А вот как Кропоткин защищает от распространённой клеветы мило­го и любимого им воробья: «…как охотно каждый из них делится всякой находимой им пищей с членами того общества, к которому он принадле­жит <…> Правда, воробьи с чрезвычайной щепетильностью охраняют свои владения от вторжений чужаков; так, например, воробьи Люксембургско­го сада в Париже жестоко нападают на всех других воробьёв, которые пы­таются, в свою очередь, воспользоваться садом и щедростью его посети­телей; но внутри своих собственных общин или групп они чрезвычайно широко практикуют взаимную поддержку, хотя иногда дело и не обходит­ся без ссор, — как это бывает, впрочем, даже между лучшими друзьями». Если всё это перевести на язык межчеловеческих отношений и посмо­треть с точки зрения этики, то выходит, что бедные воробьи не дотягивают до императива, сформулированного Кантом: поступай так, чтобы твоё по­ведение могло стать всеобщим принципом. Да, они охотно делятся внутри своей группы, а чужих сурово отгоняют. Но скажем честно — большинство «добрых» людей делают то же самое: в любом межнациональном или меж­региональном споре тянут одеяло на себя и «свою» группу. Охотно ве­рят пропаганде собственных властей, да и сами готовы врать, если вступят в разговор с иностранцами. В среде своих они «добрые», а по отношению к чужим, — уже как придётся. Справедливость справедливостью, но почти все, и почти автоматически, взвешивают, что будет полезно для «нашего дела». Но чего в воробьиных общинах нет, а у людей повсеместно наблю­дается, это страшная и беспредельная алчность и грабёж по отношению к «своим». Если даже какой-то воробей и съест в два или три раза больше других, это в два или три раза. И этим он доволен. Ау людей некоторые счи­тают, что заслуживают и в миллион раз больше других, да и тогда, когда под себя подгребли миллиардные капиталы, и дальше готовы отнимать у бедня­ка его скромный кусок. До такого воробьи не додумались или, скорее, они эту стадию развития давным-давно преодолели. Не усвоив общественные инстинкты, они как вид не выжили бы. А человеку пока всё равно, — пусть пропадёт всё пропадом. Не только «чужаков», но и весь собственный вид, а с ним и всю планету человек ради собственной «выгоды» толкает в про­пасть. В мире нечеловеческом так ведут себя, кажется, только растения, борющиеся за доступ к солнцу, обрекая своей «жадностью» на гибель или жалкое прозябание меньших сородичей.
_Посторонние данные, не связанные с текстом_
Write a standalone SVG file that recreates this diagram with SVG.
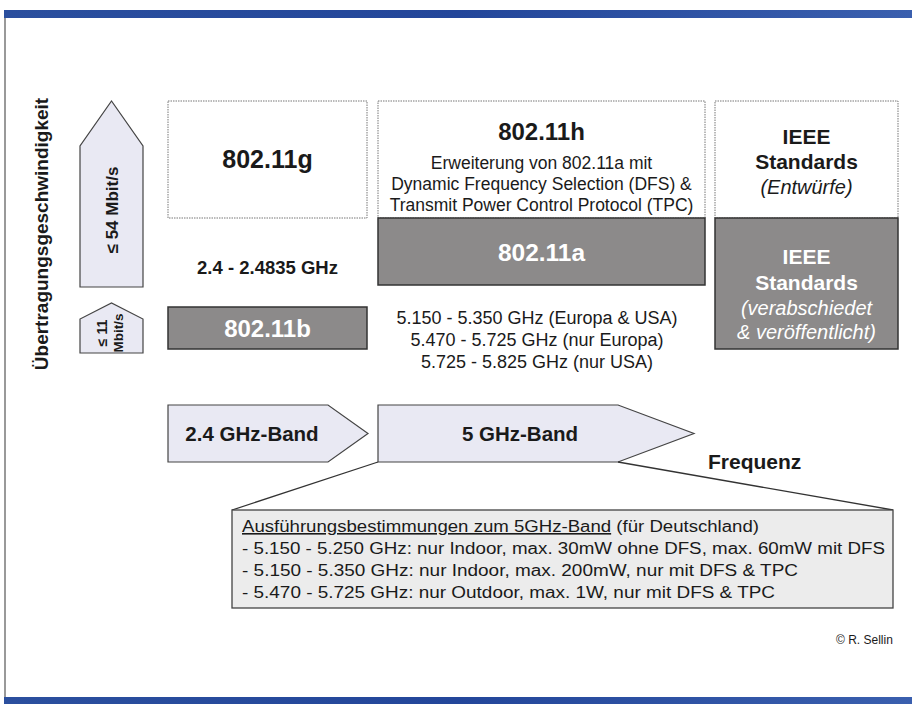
<svg xmlns="http://www.w3.org/2000/svg" width="912" height="704" viewBox="0 0 912 704">
<defs>
<linearGradient id="blue" x1="0" y1="0" x2="1" y2="0">
<stop offset="0" stop-color="#2b4f9e"/><stop offset="0.5" stop-color="#23469a"/><stop offset="1" stop-color="#3a5fae"/>
</linearGradient>
<style>
.t{font-family:"Liberation Sans",Arial,sans-serif;fill:#1a1a1a}
.b{font-weight:bold}
.i{font-style:italic}
.w{fill:#ffffff}
.dotbox{fill:#ffffff;stroke:#777;stroke-width:1;stroke-dasharray:1.5 1}
.dark{fill:#8c8a8a;stroke:#333;stroke-width:1.5}
.light{fill:#e9e9f3;stroke:#444;stroke-width:1.2}
.ln{stroke:#333;stroke-width:1.3;fill:none}
</style>
</defs>
<rect x="0" y="0" width="912" height="704" fill="#ffffff"/>
<rect x="4" y="10" width="908" height="8" fill="url(#blue)"/>
<rect x="4" y="697" width="908" height="7" fill="url(#blue)"/>
<line x1="5" y1="18" x2="5" y2="697" stroke="#555" stroke-width="1.2"/>

<g id="axis-label">
<text class="t b" font-size="19" text-anchor="middle" transform="translate(48,234) rotate(-90)">Übertragungsgeschwindigkeit</text>
</g>
<g id="arrow-54">
<path class="light" d="M80,287 L80,146 L111.5,101 L143,146 L143,287 Z"/>
<text class="t b" font-size="17" text-anchor="middle" transform="translate(118,210) rotate(-90)">≤ 54 Mbit/s</text>
</g>
<g id="arrow-11">
<path class="light" d="M80,353 L80,319 L111.5,303 L143,319 L143,353 Z"/>
<text class="t b" font-size="14" text-anchor="middle" transform="translate(107,333) rotate(-90)">≤ 11</text>
<text class="t b" font-size="13.5" text-anchor="middle" transform="translate(123,333) rotate(-90)">Mbit/s</text>
</g>

<g id="n-80211g">
<rect class="dotbox" x="168" y="101" width="199" height="117"/>
<text class="t b" font-size="25" text-anchor="middle" x="267.5" y="168">802.11g</text>
</g>
<g id="n-80211h">
<rect class="dotbox" x="378" y="101" width="327" height="117"/>
<text class="t b" font-size="24" text-anchor="middle" x="541.5" y="140">802.11h</text>
<text class="t" font-size="17.5" text-anchor="middle" x="541.5" y="169">Erweiterung von 802.11a mit</text>
<text class="t" font-size="17.5" text-anchor="middle" x="541.5" y="190">Dynamic Frequency Selection (DFS) &amp;</text>
<text class="t" font-size="17.5" text-anchor="middle" x="541.5" y="211">Transmit Power Control Protocol (TPC)</text>
</g>
<g id="n-ieee-draft">
<rect class="dotbox" x="715" y="101" width="183" height="117"/>
<text class="t b" font-size="21" text-anchor="middle" x="806.5" y="144">IEEE</text>
<text class="t b" font-size="21" text-anchor="middle" x="806.5" y="169">Standards</text>
<text class="t i" font-size="20" text-anchor="middle" x="806.5" y="194">(Entwürfe)</text>
</g>
<g id="n-80211a">
<rect class="dark" x="378" y="218" width="327" height="67"/>
<text class="t b w" font-size="24.5" text-anchor="middle" x="541.5" y="261">802.11a</text>
</g>
<g id="n-ieee-approved">
<rect class="dark" x="715" y="218" width="183" height="131"/>
<text class="t b w" font-size="21" text-anchor="middle" x="806.5" y="264">IEEE</text>
<text class="t b w" font-size="21" text-anchor="middle" x="806.5" y="290">Standards</text>
<text class="t i w" font-size="20" text-anchor="middle" x="806.5" y="315">(verabschiedet</text>
<text class="t i w" font-size="20" text-anchor="middle" x="806.5" y="339">&amp; veröffentlicht)</text>
</g>
<g id="n-80211b">
<rect class="dark" x="168" y="307" width="199" height="42"/>
<text class="t b w" font-size="24" text-anchor="middle" x="267.5" y="337">802.11b</text>
</g>
<g id="freq-24">
<text class="t b" font-size="18.5" text-anchor="middle" x="267.5" y="274">2.4 - 2.4835 GHz</text>
</g>
<g id="freq-5">
<text class="t" font-size="18" text-anchor="middle" x="537" y="324">5.150 - 5.350 GHz (Europa &amp; USA)</text>
<text class="t" font-size="18" text-anchor="middle" x="537" y="346">5.470 - 5.725 GHz (nur Europa)</text>
<text class="t" font-size="18" text-anchor="middle" x="537" y="368">5.725 - 5.825 GHz (nur USA)</text>
</g>

<g id="band-24">
<path class="light" d="M168,405 L328,405 L368,433.5 L328,462 L168,462 Z"/>
<text class="t b" font-size="20.5" text-anchor="middle" x="252" y="441">2.4 GHz-Band</text>
</g>
<g id="band-5">
<path class="light" d="M378,405 L618,405 L694,433.5 L618,462 L378,462 Z"/>
<text class="t b" font-size="20.5" text-anchor="middle" x="520" y="441">5 GHz-Band</text>
</g>
<g id="frequenz">
<text class="t b" font-size="21" x="708" y="469">Frequenz</text>
</g>

<g id="connectors">
<line class="ln" x1="378" y1="462" x2="232" y2="510"/>
<line class="ln" x1="618" y1="462" x2="893" y2="510"/>
</g>

<g id="callout">
<rect x="232" y="510" width="661" height="98" fill="#ececec" stroke="#444" stroke-width="1.3"/>
<text class="t" font-size="16" x="242" y="532" textLength="517" lengthAdjust="spacingAndGlyphs"><tspan text-decoration="underline">Ausführungsbestimmungen zum 5GHz-Band</tspan> (für Deutschland)</text>
<text class="t" font-size="16" x="242" y="554" textLength="643" lengthAdjust="spacingAndGlyphs">- 5.150 - 5.250 GHz: nur Indoor, max. 30mW ohne DFS, max. 60mW mit DFS</text>
<text class="t" font-size="16" x="242" y="576" textLength="556" lengthAdjust="spacingAndGlyphs">- 5.150 - 5.350 GHz: nur Indoor, max. 200mW, nur mit DFS &amp; TPC</text>
<text class="t" font-size="16" x="242" y="598" textLength="533" lengthAdjust="spacingAndGlyphs">- 5.470 - 5.725 GHz: nur Outdoor, max. 1W, nur mit DFS &amp; TPC</text>
</g>
<g id="copyright">
<text class="t" font-size="12" x="836" y="644">© R. Sellin</text>
</g>
</svg>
Не одни воробьи, а множество животных, даже если они ведут себя «не универсально», могут быть примером для человека. «Коршуны также охотятся за быстрою скопою-рыболовом и отнимают у неё наловленную ею рыбу; но никому ещё не приходилось наблюдать, чтобы коршуны дра­лись за обладание похищенной таким образом добычей». Так сплошь и рядом. Человек со своей «аристократией», «олигархами» или «эли­той» — назовите как хотите — далеко позади животных.

«Возьмите, например, одно из бесчисленных озёр русских или Си­бирских степей, раннею весною. <…> Везде жизнь бьёт ключом. Но вот и хищники — „наиболее сильные и ловкие“, как говорит Гекели, „и идеаль­но приспособленные для нападения“, как говорит Северцов. И вы слышите их голодные, жадные, озлобленные крики, когда они, в продолжение целых часов выжидают удобного случая, чтобы выхватить из этой массы живых существ хотя бы одну беззащитную особь. Но лишь только они прибли­жаются, как об их появлении возвещают дюжины добровольных часовых, и сейчас же сотни чаек и морских ласточек начинают гонять хищника. Обе­зумев от голода, он, наконец, отбрасывает обычные предосторожности; он внезапно бросается на живую массу птиц; но, атакованный со всех сто­рон, он снова бывает вынужден отступить. В порыве голодного отчаяния он набрасывается на диких уток; но смышлёные общительные птицы бы­стро собираются в стаю и улетают, если хищник оказался рыбным орлом; если это сокол, они ныряют в озеро; если же это коршун, — они поднима­ют облака водяной пыли и приводят хищника в полное замешательство».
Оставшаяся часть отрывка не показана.